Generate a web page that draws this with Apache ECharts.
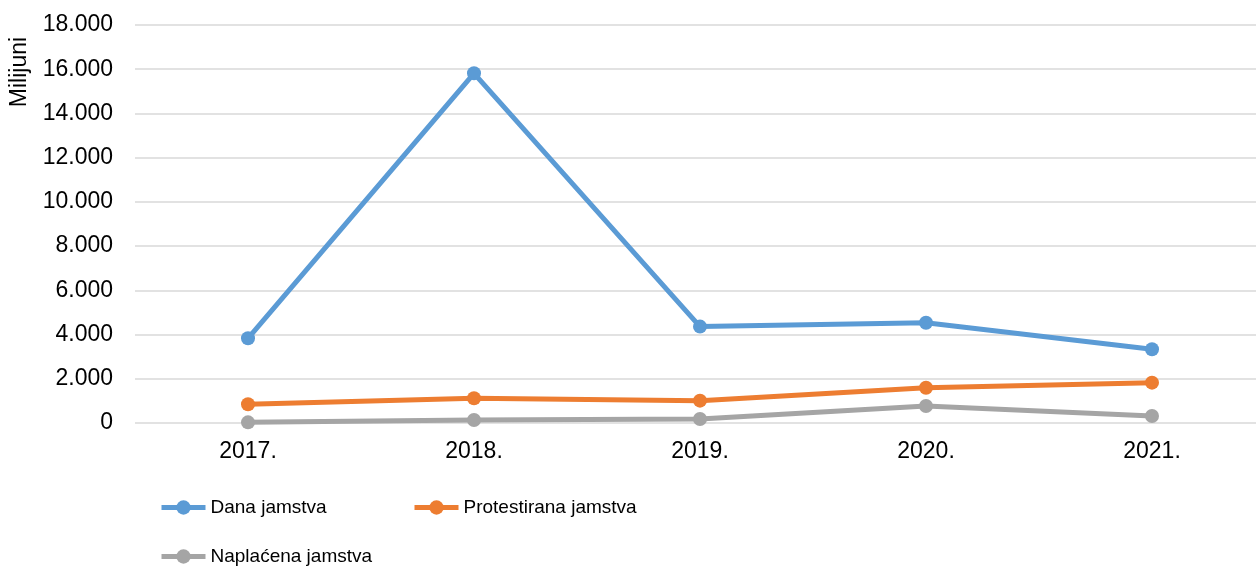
<!DOCTYPE html>
<html>
<head>
<meta charset="utf-8">
<script src="https://cdn.jsdelivr.net/npm/echarts@6/dist/echarts.min.js"></script>
<style>
  html, body { margin: 0; padding: 0; background: #fff; }
  #chart { width: 1256px; height: 569px; }
</style>
</head>
<body>
<div id="chart"></div>
<script>
// 数据（单位：百万）
const years = ['2017.', '2018.', '2019.', '2020.', '2021.'];
const danaJamstva = [3830, 15815, 4360, 4535, 3335];
const protestiranaJamstva = [845, 1117, 1010, 1597, 1824];
const naplacenaJamstva = [30, 136, 180, 770, 316];
const yTicks = [0, 2000, 4000, 6000, 8000, 10000, 12000, 14000, 16000, 18000];

const FONT = '"Liberation Sans", Arial, sans-serif';
const COLORS = { dana: '#5B9BD5', prot: '#ED7D31', napl: '#A5A5A5' };

// 千位用点分隔：18000 -> 18.000
const fmtThousands = v => String(v).replace(/\B(?=(\d{3})+(?!\d))/g, '.');

function lineSeries(name, data, color) {
  return {
    name, type: 'line', data,
    symbol: 'circle', symbolSize: 14,
    lineStyle: { color, width: 5 },
    itemStyle: { color },
    emphasis: { disabled: true },
  };
}

// 每个图例单独放置（模仿 Excel 的两列布局）
function legendAt(name, left, top) {
  return {
    data: [name], left, top,
    itemWidth: 44, itemHeight: 18, itemGap: 0,
    lineStyle: { width: 5 },
    textStyle: { fontFamily: FONT, fontSize: 19, color: '#000' },
  };
}

const chart = echarts.init(document.getElementById('chart'));
chart.setOption({
  animation: false,
  backgroundColor: '#fff',
  grid: { left: 135, top: 25, width: 1130, height: 398, outerBoundsMode: 'none' },
  xAxis: {
    type: 'category', data: years,
    axisLine: { show: false }, axisTick: { show: false },
    axisLabel: { fontFamily: FONT, fontSize: 23, color: '#000', margin: 17 },
  },
  yAxis: {
    type: 'value', min: yTicks[0], max: yTicks[yTicks.length - 1], interval: 2000,
    axisLine: { show: false }, axisTick: { show: false },
    axisLabel: { fontFamily: FONT, fontSize: 23, color: '#000', margin: 22, formatter: fmtThousands },
    splitLine: { lineStyle: { color: '#D9D9D9', width: 1.5 } },
  },
  legend: [
    legendAt('Dana jamstva', 154, 493),
    legendAt('Protestirana jamstva', 407, 493),
    legendAt('Naplaćena jamstva', 154, 542),
  ],
  graphic: [{
    type: 'text', x: 20, y: 72, rotation: Math.PI / 2,
    style: { text: 'Milijuni', fontFamily: FONT, fontSize: 23, fill: '#000',
             align: 'center', verticalAlign: 'middle' },
  }],
  series: [
    lineSeries('Dana jamstva', danaJamstva, COLORS.dana),
    lineSeries('Protestirana jamstva', protestiranaJamstva, COLORS.prot),
    lineSeries('Naplaćena jamstva', naplacenaJamstva, COLORS.napl),
  ],
});
</script>
</body>
</html>
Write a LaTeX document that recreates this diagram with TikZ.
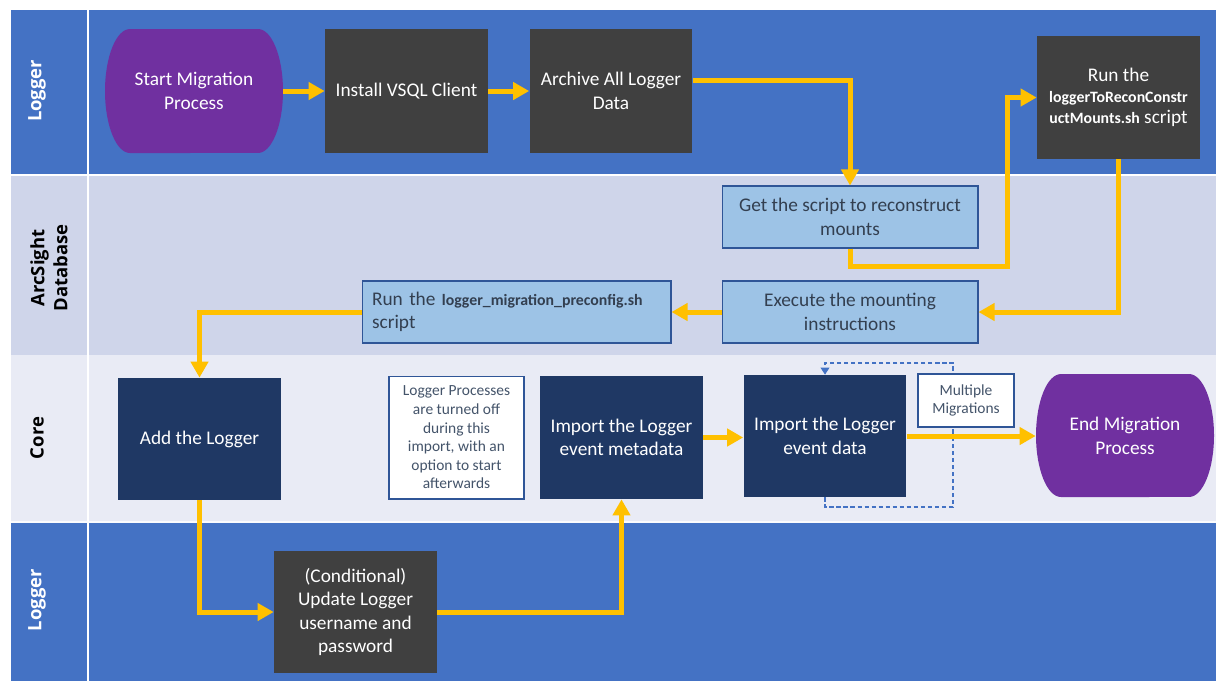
\documentclass[tikz,border=0pt]{standalone}
\usepackage{fontspec}
\setmainfont{Carlito}
\newfontfamily\headfont{Open Sans}
\usepackage{xcolor}
\usetikzlibrary{arrows.meta, positioning}
\definecolor{laneblue}{RGB}{68,114,196}
\definecolor{lanelilac}{RGB}{207,213,234}
\definecolor{lanepale}{RGB}{233,235,245}
\definecolor{boxgrey}{RGB}{64,64,64}
\definecolor{boxnavy}{RGB}{31,56,100}
\definecolor{termpurple}{RGB}{112,48,160}
\definecolor{flowyellow}{RGB}{255,192,0}
\definecolor{stepblue}{RGB}{157,195,230}
\definecolor{stepedge}{RGB}{47,85,151}
\definecolor{steptext}{RGB}{51,63,80}
\definecolor{notetext}{RGB}{68,84,106}

\tikzset{
  lanelabel/.style={rotate=90, align=center, font=\headfont\bfseries\fontsize{10.5}{13}\selectfont},
  greybox/.style={fill=boxgrey, text=white, align=center, minimum width=3.26cm, minimum height=2.48cm,
                  font=\fontsize{11}{13.4}\selectfont},
  navybox/.style={greybox, fill=boxnavy},
  termnode/.style={text=white, align=center, minimum width=3.56cm, minimum height=2.48cm,
                   font=\fontsize{11}{13.4}\selectfont},
  stepbox/.style={fill=stepblue, draw=stepedge, line width=0.6pt, text=steptext, align=center,
                  minimum width=5.12cm, minimum height=1.24cm, font=\fontsize{11}{13.4}\selectfont},
  notebox/.style={fill=white, draw=stepedge, line width=0.6pt, text=notetext, align=center,
                  font=\fontsize{8.8}{10.6}\selectfont},
  flow/.style={draw=flowyellow, line width=0.1cm, -{Triangle[length=0.32cm, width=0.34cm]}},
  repeatline/.style={draw=laneblue, line width=0.6pt, dash pattern=on 2.5pt off 1.5pt,
                     -{Triangle[length=4pt, width=5pt]}}
}

\begin{document}
\begin{tikzpicture}[x=0.02cm, y=-0.02cm]
    \useasboundingbox (0,0) rectangle (1216,681);

    \fill[laneblue]  (11,10)  rectangle (1216,174);
    \fill[lanelilac] (11,176) rectangle (1216,355);
    \fill[lanepale]  (11,355) rectangle (1216,522);
    \fill[laneblue]  (11,522) rectangle (1216,681);
    \draw[white, line width=1.2pt] (88,10) -- (88,681);
    \draw[white!80!lanepale, line width=0.8pt] (11,522) -- (1216,522);

    \node[lanelabel, text=white] (hdtop)  at (37,91)  {Logger};
    \node[lanelabel]             (hddb)   at (49,268) {ArcSight\\Database};
    \node[lanelabel]             (hdcore) at (37,438) {Core};
    \node[lanelabel, text=white] (hdbot)  at (37,600) {Logger};

    \fill[termpurple] (130,29) -- (258,29)
          arc[start angle=90, end angle=-90, x radius=0.5cm, y radius=1.24cm] -- (130,153)
          arc[start angle=270, end angle=90, x radius=0.5cm, y radius=1.24cm] -- cycle;
    \fill[termpurple] (1061,374) -- (1189,374)
          arc[start angle=90, end angle=-90, x radius=0.5cm, y radius=1.23cm] -- (1061,497)
          arc[start angle=270, end angle=90, x radius=0.5cm, y radius=1.23cm] -- cycle;

    \coordinate (loopbot) at (953,507);
    \coordinate (looptop) at (953,363);
    \coordinate (bendup) at (1007,266);

    \node[termnode] (start)   at (194,91)    {Start Migration\\Process};
    \node[greybox]  (install) at (406.5,91)  {Install VSQL Client};
    \node[greybox]  (archive) at (611,91)    {Archive All Logger\\Data};
    \node[greybox, minimum height=2.46cm, font=\fontsize{11}{11.9}\selectfont] (run) at (1118.5,97.5)
          {Run the\\{\bfseries\fontsize{9}{11.9}\selectfont loggerToReconConstr}\\{\bfseries\fontsize{9}{11.9}\selectfont uctMounts.sh} script};

    \node[stepbox] (get)  at (850,217) {Get the script to reconstruct\\mounts};
    \node[stepbox] (exec) at (850,312) {Execute the mounting\\instructions};
    \node[stepbox, align=left, text width=5.78cm, minimum width=6.18cm] (pre) at (516.5,312)
          {Run the {\bfseries\fontsize{9}{11}\selectfont logger\_migration\_preconfig.sh}\\script};

    \node[navybox, minimum height=2.44cm] (add)   at (199.5,439) {Add the Logger};
    \node[notebox, minimum width=2.7cm, minimum height=2.46cm] (note) at (456.5,437.5)
          {Logger Processes\\are turned off\\during this\\import,  with an\\option to start\\afterwards};
    \node[navybox, minimum height=2.46cm] (meta)  at (621.5,437.5) {Import the Logger\\event metadata};
    \node[navybox, minimum height=2.44cm] (event) at (825,436) {Import the Logger\\event data};
    \draw[repeatline] (event.south) |- (loopbot) -- (looptop) -| (event.north);
    \node[notebox, minimum width=1.92cm, minimum height=1.06cm] (multi) at (966,400.5)
          {Multiple\\Migrations};
    \node[termnode, minimum height=2.46cm] (end) at (1125,436) {End Migration\\Process};

    \node[greybox, minimum height=2.44cm] (cond) at (355.5,612)
          {(Conditional)\\Update Logger\\username and\\password};

    \draw[flow] (start) -- (install);
    \draw[flow] (install) -- (archive);
    \draw[flow] ([yshift=0.22cm]archive.east) -| (get.north);
    \draw[flow] (get.south) |- (bendup) |- (run.west);
    \draw[flow] (run.south) |- (exec.east);
    \draw[flow] (exec.west) -- (pre.east);
    \draw[flow] (pre.west) -| (add.north);
    \draw[flow] (add.south) |- (cond.west);
    \draw[flow] (cond.east) -| (meta.south);
    \draw[flow] (meta.east) -- (meta.east -| event.west);
    \draw[flow] (event.east) -- (end.west);
\end{tikzpicture}
\end{document}
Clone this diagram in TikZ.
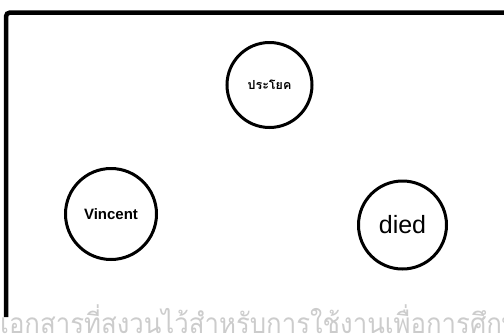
\documentclass[tikz,border=0pt]{standalone}
\usepackage{fontspec}
\setmainfont{Liberation Sans}
\newfontfamily\thaifont[Script=Thai]{Loma}
\newfontfamily\wmfont[Script=Thai,FakeStretch=0.92]{Loma}
\begin{document}
\begin{tikzpicture}[x=1pt,y=-1pt,
  wordnode/.style={circle,draw=black,line width=3pt,inner sep=0pt},
  frameline/.style={line width=4.5pt,rounded corners=4pt}]
\useasboundingbox (0,0) rectangle (504,333);
\begin{scope}
\clip (0,0) rectangle (504,333);
\draw[frameline] (6,317) -- (6,12.5) -- (520,12.5);
\node[wordnode,minimum size=85pt] (sent) at (269.5,85) {\thaifont\bfseries\fontsize{12.5}{13}\selectfont ประโยค};
\node[wordnode,minimum size=91pt] (vin) at (111,214) {\bfseries\fontsize{15}{16}\selectfont Vincent};
\node[wordnode,minimum size=88pt] (died) at (402.5,225) {\fontsize{25}{26}\selectfont died};
\node[anchor=base west,inner sep=0pt,text=black!20] (wm) at (0,333) {\wmfont\fontsize{28}{30}\selectfont เอกสารที่สงวนไว้สำหรับการใช้งานเพื่อการศึกษา};
\end{scope}
\end{tikzpicture}
\end{document}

::::::::::

### EXERCISE:
Pictures excluded, give again exactly and only the lines of the material above from the line with "Write a LaTeX" through the line with "(0,0) rectangle (1216,681);".

### WRITTEN SOLUTION:
Write a LaTeX document that recreates this diagram with TikZ.
\documentclass[tikz,border=0pt]{standalone}
\usepackage{fontspec}
\setmainfont{Carlito}
\newfontfamily\headfont{Open Sans}
\usepackage{xcolor}
\usetikzlibrary{arrows.meta, positioning}
\definecolor{laneblue}{RGB}{68,114,196}
\definecolor{lanelilac}{RGB}{207,213,234}
\definecolor{lanepale}{RGB}{233,235,245}
\definecolor{boxgrey}{RGB}{64,64,64}
\definecolor{boxnavy}{RGB}{31,56,100}
\definecolor{termpurple}{RGB}{112,48,160}
\definecolor{flowyellow}{RGB}{255,192,0}
\definecolor{stepblue}{RGB}{157,195,230}
\definecolor{stepedge}{RGB}{47,85,151}
\definecolor{steptext}{RGB}{51,63,80}
\definecolor{notetext}{RGB}{68,84,106}

\tikzset{
  lanelabel/.style={rotate=90, align=center, font=\headfont\bfseries\fontsize{10.5}{13}\selectfont},
  greybox/.style={fill=boxgrey, text=white, align=center, minimum width=3.26cm, minimum height=2.48cm,
                  font=\fontsize{11}{13.4}\selectfont},
  navybox/.style={greybox, fill=boxnavy},
  termnode/.style={text=white, align=center, minimum width=3.56cm, minimum height=2.48cm,
                   font=\fontsize{11}{13.4}\selectfont},
  stepbox/.style={fill=stepblue, draw=stepedge, line width=0.6pt, text=steptext, align=center,
                  minimum width=5.12cm, minimum height=1.24cm, font=\fontsize{11}{13.4}\selectfont},
  notebox/.style={fill=white, draw=stepedge, line width=0.6pt, text=notetext, align=center,
                  font=\fontsize{8.8}{10.6}\selectfont},
  flow/.style={draw=flowyellow, line width=0.1cm, -{Triangle[length=0.32cm, width=0.34cm]}},
  repeatline/.style={draw=laneblue, line width=0.6pt, dash pattern=on 2.5pt off 1.5pt,
                     -{Triangle[length=4pt, width=5pt]}}
}

\begin{document}
\begin{tikzpicture}[x=0.02cm, y=-0.02cm]
    \useasboundingbox (0,0) rectangle (1216,681);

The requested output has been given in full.